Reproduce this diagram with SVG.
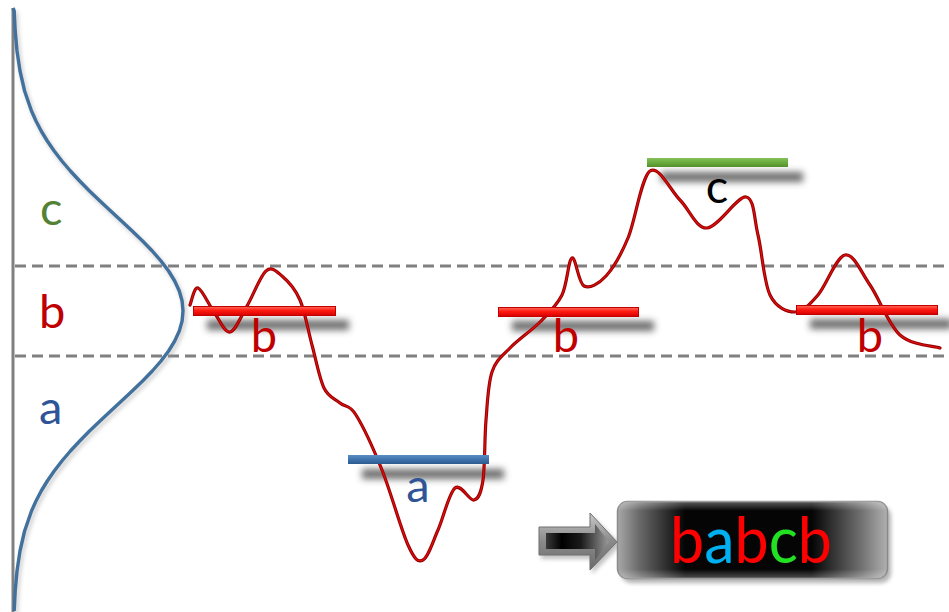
<svg xmlns="http://www.w3.org/2000/svg" width="949" height="612" viewBox="0 0 949 612">
  <style>
    .lbl { font-family: Lato, "Liberation Sans", sans-serif; font-size: 47px; }
    .dash { stroke: #808080; stroke-width: 3; stroke-dasharray: 11 6; fill: none; }
    .shadow { fill: #4a4a4a; opacity: 0.8; filter: url(#blur); }
  </style>
  <defs>
    <filter id="blur" x="-20%" y="-150%" width="140%" height="400%">
      <feGaussianBlur stdDeviation="3.5"/>
    </filter>
    <filter id="soft" x="-20%" y="-20%" width="140%" height="140%">
      <feGaussianBlur stdDeviation="2"/>
    </filter>
    <linearGradient id="redBar" x1="0" y1="0" x2="0" y2="1">
      <stop offset="0" stop-color="#ff6a5a"/>
      <stop offset="0.45" stop-color="#ff1a10"/>
      <stop offset="1" stop-color="#d40000"/>
    </linearGradient>
    <linearGradient id="blueBar" x1="0" y1="0" x2="0" y2="1">
      <stop offset="0" stop-color="#5b8cc4"/>
      <stop offset="0.5" stop-color="#3f72ad"/>
      <stop offset="1" stop-color="#2c5a8e"/>
    </linearGradient>
    <linearGradient id="greenBar" x1="0" y1="0" x2="0" y2="1">
      <stop offset="0" stop-color="#86c05a"/>
      <stop offset="0.5" stop-color="#6aab3e"/>
      <stop offset="1" stop-color="#548f2e"/>
    </linearGradient>
    <linearGradient id="boxFill" x1="0" y1="0" x2="1" y2="0">
      <stop offset="0" stop-color="#a8a8a8"/>
      <stop offset="0.08" stop-color="#6a6a6a"/>
      <stop offset="0.25" stop-color="#050505"/>
      <stop offset="0.72" stop-color="#050505"/>
      <stop offset="0.9" stop-color="#6f6f6f"/>
      <stop offset="1" stop-color="#b0b0b0"/>
    </linearGradient>
    <linearGradient id="boxGloss" x1="0" y1="0" x2="0" y2="1">
      <stop offset="0" stop-color="#fff" stop-opacity="0.35"/>
      <stop offset="0.12" stop-color="#fff" stop-opacity="0"/>
      <stop offset="0.88" stop-color="#fff" stop-opacity="0"/>
      <stop offset="1" stop-color="#fff" stop-opacity="0.3"/>
    </linearGradient>
    <linearGradient id="arrowOuter" x1="0" y1="0" x2="0" y2="1">
      <stop offset="0" stop-color="#c8c8c8"/>
      <stop offset="0.5" stop-color="#8a8a8a"/>
      <stop offset="1" stop-color="#6a6a6a"/>
    </linearGradient>
    <linearGradient id="arrowInner" x1="0" y1="0" x2="1" y2="0">
      <stop offset="0" stop-color="#3a3a3a"/>
      <stop offset="0.25" stop-color="#000"/>
      <stop offset="0.55" stop-color="#1a1a1a"/>
      <stop offset="1" stop-color="#9a9a9a"/>
    </linearGradient>
    <path id="gaussLine" d="M13,8 L14.2,11 L15.2,31 L17,51 L20,71 L24.6,91 L31.5,111 L36,121 L41.2,131 L47.3,141 L54.2,151 L61.9,161 L70.4,171 L79.7,181 L89.5,191 L100,201 L110.7,211 L121.5,221 L132.2,231 L142.6,241 L152.3,251 L161,261 L168.6,271 L174.7,281 L179.3,291 L182.1,301 L183,311 L182.1,321 L179.3,331 L174.7,341 L168.6,351 L161,361 L152.3,371 L142.6,381 L132.2,391 L121.5,401 L110.7,411 L100,421 L89.5,431 L79.7,441 L70.4,451 L61.9,461 L54.2,471 L47.3,481 L41.2,491 L36,501 L31.5,511 L24.6,531 L20,551 L17,571 L15.2,591 L14.2,611"/>
    <path id="traceLine" d="M190,305 C191.3,302.2 194,286.8 198,288 C202,289.2 208.7,304.7 214,312 C219.3,319.3 224.5,333 230,332 C235.5,331 241,316.2 247,306 C253,295.8 260.2,276 266,271 C271.8,266 276.3,271.2 282,276 C287.7,280.8 295,288.5 300,300 C305,311.5 308,330.3 312,345 C316,359.7 319.3,378.3 324,388 C328.7,397.7 334.7,398.5 340,403 C345.3,407.5 349,403.8 356,415 C363,426.2 373.3,448.3 382,470 C390.7,491.7 401.2,530 408,545 C414.8,560 418,562.5 423,560 C428,557.5 432.7,542 438,530 C443.3,518 449,493 455,488 C461,483 469.3,501.3 474,500 C478.7,498.7 481,493.3 483,480 C485,466.7 484.5,438 486,420 C487.5,402 488,384 492,372 C496,360 502,356.3 510,348 C518,339.7 531.3,330.8 540,322 C548.7,313.2 556.7,305.7 562,295 C567.3,284.3 568.3,259.5 572,258 C575.7,256.5 578.3,283 584,286 C589.7,289 598.7,284 606,276 C613.3,268 620.7,255.5 628,238 C635.3,220.5 641.3,177.3 650,171 C658.7,164.7 670.5,190.5 680,200 C689.5,209.5 696,228.5 707,228 C718,227.5 737.5,195.8 746,197 C754.5,198.2 754,218.7 758,235 C762,251.3 763.8,282.2 770,295 C776.2,307.8 787,312 795,312 C803,312 809.7,304.5 818,295 C826.3,285.5 836.3,256.7 845,255 C853.7,253.3 860.8,271.7 870,285 C879.2,298.3 888.3,324.5 900,335 C911.7,345.5 933.3,345.8 940,348"/>
  </defs>

  <rect width="949" height="612" fill="#ffffff"/>

  <!-- value axis and band boundaries -->
  <g id="axis">
    <line x1="13" y1="8" x2="13" y2="612" stroke="#808080" stroke-width="3"/>
    <line class="dash" x1="15" y1="266" x2="949" y2="266"/>
    <line class="dash" x1="15" y1="356" x2="949" y2="356"/>
  </g>

  <!-- distribution curve -->
  <g id="distribution" fill="none" stroke-linejoin="round">
    <use href="#gaussLine" stroke="#999" stroke-width="3" opacity="0.6" transform="translate(2,3)" filter="url(#soft)"/>
    <use href="#gaussLine" stroke="#41719c" stroke-width="3.4"/>
  </g>

  <!-- band labels -->
  <g id="band-labels" class="lbl">
    <text x="40" y="225" fill="#548235">c</text>
    <text x="39" y="328" fill="#c00000">b</text>
    <text x="39" y="424" fill="#2f5597">a</text>
  </g>

  <!-- bar shadows -->
  <g id="shadows">
    <rect class="shadow" x="207" y="320" width="142" height="10"/>
    <rect class="shadow" x="362" y="469" width="142" height="10"/>
    <rect class="shadow" x="512" y="321" width="142" height="10"/>
    <rect class="shadow" x="661" y="172" width="142" height="10"/>
    <rect class="shadow" x="810" y="319" width="142" height="10"/>
  </g>

  <!-- signal trace -->
  <g id="signal" fill="none" stroke-linecap="round" stroke-linejoin="round">
    <use href="#traceLine" stroke="#990000" stroke-width="3.2"/>
    <use href="#traceLine" stroke="#e01010" stroke-width="1.1"/>
  </g>

  <!-- level bars with their symbols -->
  <g id="bar-b1">
    <rect x="193.5" y="306.5" width="142" height="9" fill="url(#redBar)" stroke="#c00000" stroke-width="1"/>
    <text class="lbl" x="264" y="352" fill="#c00000" text-anchor="middle">b</text>
  </g>
  <g id="bar-a">
    <rect x="348" y="455" width="141" height="9" fill="url(#blueBar)"/>
    <text class="lbl" x="418" y="502" fill="#2f5597" text-anchor="middle">a</text>
  </g>
  <g id="bar-b2">
    <rect x="498.5" y="307.5" width="140" height="9" fill="url(#redBar)" stroke="#c00000" stroke-width="1"/>
    <text class="lbl" x="566" y="352" fill="#c00000" text-anchor="middle">b</text>
  </g>
  <g id="bar-c">
    <rect x="647" y="158" width="141" height="9" fill="url(#greenBar)"/>
    <text class="lbl" x="717" y="203" fill="#000" text-anchor="middle">c</text>
  </g>
  <g id="bar-b3">
    <rect x="796.5" y="305.5" width="141" height="9" fill="url(#redBar)" stroke="#c00000" stroke-width="1"/>
    <text class="lbl" x="870" y="352" fill="#c00000" text-anchor="middle">b</text>
  </g>

  <!-- output arrow -->
  <g id="arrow">
    <polygon points="541,530 592,530 592,516 621,545 592,574 592,559 541,559" fill="#777" opacity="0.45" filter="url(#soft)"/>
    <polygon points="539,527 590,527 590,513 617,542 590,570 590,555 539,555" fill="url(#arrowOuter)" stroke="#707070" stroke-width="1"/>
    <polygon points="546,533 595,533 595,524 609,542 595,560 595,549 546,549" fill="url(#arrowInner)"/>
  </g>

  <!-- resulting symbol string -->
  <g id="result">
    <rect x="621" y="506" width="270" height="77" rx="10" fill="#666" opacity="0.5" filter="url(#soft)"/>
    <rect x="617.5" y="501.5" width="270" height="77" rx="10" fill="url(#boxFill)" stroke="#8a8a8a" stroke-width="1.5"/>
    <rect x="617.5" y="501.5" width="270" height="77" rx="10" fill="url(#boxGloss)"/>
    <text x="670" y="563" font-family="Lato, 'Liberation Sans', sans-serif" font-size="64" textLength="162" lengthAdjust="spacingAndGlyphs"><tspan fill="#ff0000">b</tspan><tspan fill="#00b0f0">a</tspan><tspan fill="#ff0000">b</tspan><tspan fill="#22e022">c</tspan><tspan fill="#ff0000">b</tspan></text>
  </g>
</svg>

********************

## What is being asked
Find all the lines containing "with" in the material, then copy them.

## The completed task
Reproduce this diagram with SVG.
  <!-- level bars with their symbols -->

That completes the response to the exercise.